** EXERCISE DIRECTIONS **
Count each line below that has "chart" anywhere in it. Answer with the total alone.

------------------------------------

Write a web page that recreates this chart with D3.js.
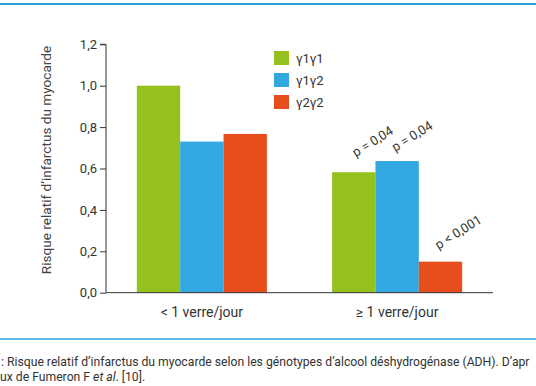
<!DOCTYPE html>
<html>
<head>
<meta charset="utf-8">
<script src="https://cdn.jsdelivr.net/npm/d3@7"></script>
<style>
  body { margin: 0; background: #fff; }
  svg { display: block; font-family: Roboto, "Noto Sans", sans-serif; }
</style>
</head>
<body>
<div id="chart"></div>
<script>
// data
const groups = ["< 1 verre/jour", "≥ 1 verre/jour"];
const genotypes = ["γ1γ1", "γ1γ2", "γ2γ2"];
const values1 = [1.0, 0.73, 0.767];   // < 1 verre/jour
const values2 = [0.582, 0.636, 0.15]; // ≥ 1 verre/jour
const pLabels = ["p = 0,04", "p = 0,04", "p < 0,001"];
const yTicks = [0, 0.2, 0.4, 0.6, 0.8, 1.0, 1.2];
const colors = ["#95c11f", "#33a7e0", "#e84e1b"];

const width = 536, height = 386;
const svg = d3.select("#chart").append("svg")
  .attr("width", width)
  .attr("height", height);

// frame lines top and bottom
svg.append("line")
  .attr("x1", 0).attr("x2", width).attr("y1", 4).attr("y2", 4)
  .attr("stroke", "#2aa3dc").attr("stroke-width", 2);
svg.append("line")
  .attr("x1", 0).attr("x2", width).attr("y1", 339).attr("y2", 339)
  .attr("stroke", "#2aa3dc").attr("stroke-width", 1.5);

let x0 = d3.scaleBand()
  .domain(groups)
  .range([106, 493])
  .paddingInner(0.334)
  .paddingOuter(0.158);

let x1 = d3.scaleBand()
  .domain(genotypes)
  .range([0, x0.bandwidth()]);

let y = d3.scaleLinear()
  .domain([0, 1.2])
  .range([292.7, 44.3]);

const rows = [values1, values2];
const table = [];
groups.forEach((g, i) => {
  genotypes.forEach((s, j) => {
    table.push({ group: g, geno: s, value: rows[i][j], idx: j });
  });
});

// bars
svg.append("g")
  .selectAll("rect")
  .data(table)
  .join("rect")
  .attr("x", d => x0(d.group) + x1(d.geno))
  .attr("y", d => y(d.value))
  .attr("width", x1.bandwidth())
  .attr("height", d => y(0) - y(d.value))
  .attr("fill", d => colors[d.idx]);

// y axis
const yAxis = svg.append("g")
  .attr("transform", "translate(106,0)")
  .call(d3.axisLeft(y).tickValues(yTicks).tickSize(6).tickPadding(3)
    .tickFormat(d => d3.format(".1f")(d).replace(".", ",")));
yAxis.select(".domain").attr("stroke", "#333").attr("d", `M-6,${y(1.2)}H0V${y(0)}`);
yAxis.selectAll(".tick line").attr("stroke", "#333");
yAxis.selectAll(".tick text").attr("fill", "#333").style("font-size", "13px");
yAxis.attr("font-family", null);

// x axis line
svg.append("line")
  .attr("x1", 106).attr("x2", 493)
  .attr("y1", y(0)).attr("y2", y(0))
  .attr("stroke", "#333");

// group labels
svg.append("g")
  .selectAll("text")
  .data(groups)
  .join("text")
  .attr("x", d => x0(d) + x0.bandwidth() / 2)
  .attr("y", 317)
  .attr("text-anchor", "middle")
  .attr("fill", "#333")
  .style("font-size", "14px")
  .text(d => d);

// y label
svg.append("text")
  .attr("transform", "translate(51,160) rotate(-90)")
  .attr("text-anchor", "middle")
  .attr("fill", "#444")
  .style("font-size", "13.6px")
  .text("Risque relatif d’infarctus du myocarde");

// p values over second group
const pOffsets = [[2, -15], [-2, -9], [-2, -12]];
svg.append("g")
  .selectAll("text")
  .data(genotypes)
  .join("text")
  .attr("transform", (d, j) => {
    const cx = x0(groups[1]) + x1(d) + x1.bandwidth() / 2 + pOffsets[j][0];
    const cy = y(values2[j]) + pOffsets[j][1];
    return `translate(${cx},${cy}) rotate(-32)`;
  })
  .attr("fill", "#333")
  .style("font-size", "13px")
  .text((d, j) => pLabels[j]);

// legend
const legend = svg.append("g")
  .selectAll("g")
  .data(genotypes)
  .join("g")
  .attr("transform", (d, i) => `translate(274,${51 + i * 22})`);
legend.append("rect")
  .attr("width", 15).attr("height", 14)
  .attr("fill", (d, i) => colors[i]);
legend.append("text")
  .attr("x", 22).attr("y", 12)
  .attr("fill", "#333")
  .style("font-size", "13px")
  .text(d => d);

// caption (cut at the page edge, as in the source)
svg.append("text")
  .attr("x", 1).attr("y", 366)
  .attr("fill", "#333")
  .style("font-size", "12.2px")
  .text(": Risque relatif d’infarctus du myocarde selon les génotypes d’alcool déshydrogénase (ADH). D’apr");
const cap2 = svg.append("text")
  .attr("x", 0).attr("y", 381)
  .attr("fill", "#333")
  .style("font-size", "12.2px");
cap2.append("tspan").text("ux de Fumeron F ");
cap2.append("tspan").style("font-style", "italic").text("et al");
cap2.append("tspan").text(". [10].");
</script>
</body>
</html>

------------------------------------

** TASK OUTPUT **
3